● **Charts and diagrams as code**
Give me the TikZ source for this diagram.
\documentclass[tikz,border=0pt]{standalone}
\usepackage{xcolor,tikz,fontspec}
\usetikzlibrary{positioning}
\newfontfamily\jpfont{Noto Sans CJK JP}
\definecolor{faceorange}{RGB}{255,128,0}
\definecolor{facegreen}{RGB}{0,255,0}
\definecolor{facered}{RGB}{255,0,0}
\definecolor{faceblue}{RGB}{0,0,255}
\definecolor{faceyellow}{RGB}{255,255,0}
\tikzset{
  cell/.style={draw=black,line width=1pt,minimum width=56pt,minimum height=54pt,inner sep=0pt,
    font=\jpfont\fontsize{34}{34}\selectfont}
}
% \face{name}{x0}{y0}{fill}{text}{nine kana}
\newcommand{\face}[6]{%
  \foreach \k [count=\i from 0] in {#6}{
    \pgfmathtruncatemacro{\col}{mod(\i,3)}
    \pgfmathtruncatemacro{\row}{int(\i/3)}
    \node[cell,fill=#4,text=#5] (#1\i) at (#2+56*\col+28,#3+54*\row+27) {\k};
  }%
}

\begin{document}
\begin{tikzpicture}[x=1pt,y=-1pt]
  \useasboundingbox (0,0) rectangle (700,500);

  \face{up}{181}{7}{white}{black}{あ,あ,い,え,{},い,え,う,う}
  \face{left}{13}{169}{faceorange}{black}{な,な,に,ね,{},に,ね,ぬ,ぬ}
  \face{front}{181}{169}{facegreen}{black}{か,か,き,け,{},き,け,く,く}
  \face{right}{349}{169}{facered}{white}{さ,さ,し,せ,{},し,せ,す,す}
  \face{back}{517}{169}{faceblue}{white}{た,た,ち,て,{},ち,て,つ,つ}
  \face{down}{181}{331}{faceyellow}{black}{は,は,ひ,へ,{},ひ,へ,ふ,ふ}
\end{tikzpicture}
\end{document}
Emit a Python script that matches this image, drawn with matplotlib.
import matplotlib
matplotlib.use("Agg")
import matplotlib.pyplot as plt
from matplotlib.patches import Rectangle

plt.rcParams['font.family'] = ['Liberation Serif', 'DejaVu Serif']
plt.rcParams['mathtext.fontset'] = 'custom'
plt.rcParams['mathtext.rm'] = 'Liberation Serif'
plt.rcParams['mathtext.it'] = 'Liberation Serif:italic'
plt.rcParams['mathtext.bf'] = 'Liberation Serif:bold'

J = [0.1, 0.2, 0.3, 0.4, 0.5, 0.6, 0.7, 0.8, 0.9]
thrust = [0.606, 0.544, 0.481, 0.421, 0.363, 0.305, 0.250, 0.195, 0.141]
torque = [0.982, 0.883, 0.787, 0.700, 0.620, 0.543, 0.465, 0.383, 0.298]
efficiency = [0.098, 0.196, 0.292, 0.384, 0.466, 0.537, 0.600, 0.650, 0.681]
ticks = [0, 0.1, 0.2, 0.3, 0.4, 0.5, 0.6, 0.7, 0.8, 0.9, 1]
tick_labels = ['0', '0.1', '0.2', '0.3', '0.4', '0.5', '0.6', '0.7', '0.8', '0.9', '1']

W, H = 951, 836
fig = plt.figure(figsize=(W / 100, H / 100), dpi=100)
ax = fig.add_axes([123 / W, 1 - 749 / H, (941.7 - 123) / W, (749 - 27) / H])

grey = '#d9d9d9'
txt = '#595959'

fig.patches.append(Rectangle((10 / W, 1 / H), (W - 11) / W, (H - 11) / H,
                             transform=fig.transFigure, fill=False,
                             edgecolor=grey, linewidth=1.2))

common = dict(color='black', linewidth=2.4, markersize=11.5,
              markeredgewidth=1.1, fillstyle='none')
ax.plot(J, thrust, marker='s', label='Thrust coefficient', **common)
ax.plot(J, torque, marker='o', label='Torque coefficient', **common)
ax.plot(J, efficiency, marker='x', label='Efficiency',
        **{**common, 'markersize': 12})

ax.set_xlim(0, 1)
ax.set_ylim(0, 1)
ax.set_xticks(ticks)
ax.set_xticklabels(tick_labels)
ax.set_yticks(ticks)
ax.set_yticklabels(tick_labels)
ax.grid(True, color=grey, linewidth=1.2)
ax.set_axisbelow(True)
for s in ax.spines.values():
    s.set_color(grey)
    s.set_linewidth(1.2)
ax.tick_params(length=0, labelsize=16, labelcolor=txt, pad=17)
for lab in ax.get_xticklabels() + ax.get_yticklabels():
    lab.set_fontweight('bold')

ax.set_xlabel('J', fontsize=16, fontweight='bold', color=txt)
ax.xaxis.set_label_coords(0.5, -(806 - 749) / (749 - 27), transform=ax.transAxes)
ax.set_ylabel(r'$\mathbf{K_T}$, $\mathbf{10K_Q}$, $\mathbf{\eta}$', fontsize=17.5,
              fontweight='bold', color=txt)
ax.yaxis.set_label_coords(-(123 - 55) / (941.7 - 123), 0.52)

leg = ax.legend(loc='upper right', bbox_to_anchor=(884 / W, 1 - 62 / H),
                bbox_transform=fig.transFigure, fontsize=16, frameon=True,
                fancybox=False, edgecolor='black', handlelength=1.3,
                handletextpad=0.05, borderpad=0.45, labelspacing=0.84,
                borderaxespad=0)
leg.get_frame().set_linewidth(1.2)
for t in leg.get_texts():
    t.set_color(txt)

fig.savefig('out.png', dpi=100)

● **WORK TO DO**
Repeat exactly, please, each line from the beginning of the data through the line with "(0,0) rectangle (700,500);" in it, and only those lines.

● **EXERCISE OUTPUT**
Give me the TikZ source for this diagram.
\documentclass[tikz,border=0pt]{standalone}
\usepackage{xcolor,tikz,fontspec}
\usetikzlibrary{positioning}
\newfontfamily\jpfont{Noto Sans CJK JP}
\definecolor{faceorange}{RGB}{255,128,0}
\definecolor{facegreen}{RGB}{0,255,0}
\definecolor{facered}{RGB}{255,0,0}
\definecolor{faceblue}{RGB}{0,0,255}
\definecolor{faceyellow}{RGB}{255,255,0}
\tikzset{
  cell/.style={draw=black,line width=1pt,minimum width=56pt,minimum height=54pt,inner sep=0pt,
    font=\jpfont\fontsize{34}{34}\selectfont}
}
% \face{name}{x0}{y0}{fill}{text}{nine kana}
\newcommand{\face}[6]{%
  \foreach \k [count=\i from 0] in {#6}{
    \pgfmathtruncatemacro{\col}{mod(\i,3)}
    \pgfmathtruncatemacro{\row}{int(\i/3)}
    \node[cell,fill=#4,text=#5] (#1\i) at (#2+56*\col+28,#3+54*\row+27) {\k};
  }%
}

\begin{document}
\begin{tikzpicture}[x=1pt,y=-1pt]
  \useasboundingbox (0,0) rectangle (700,500);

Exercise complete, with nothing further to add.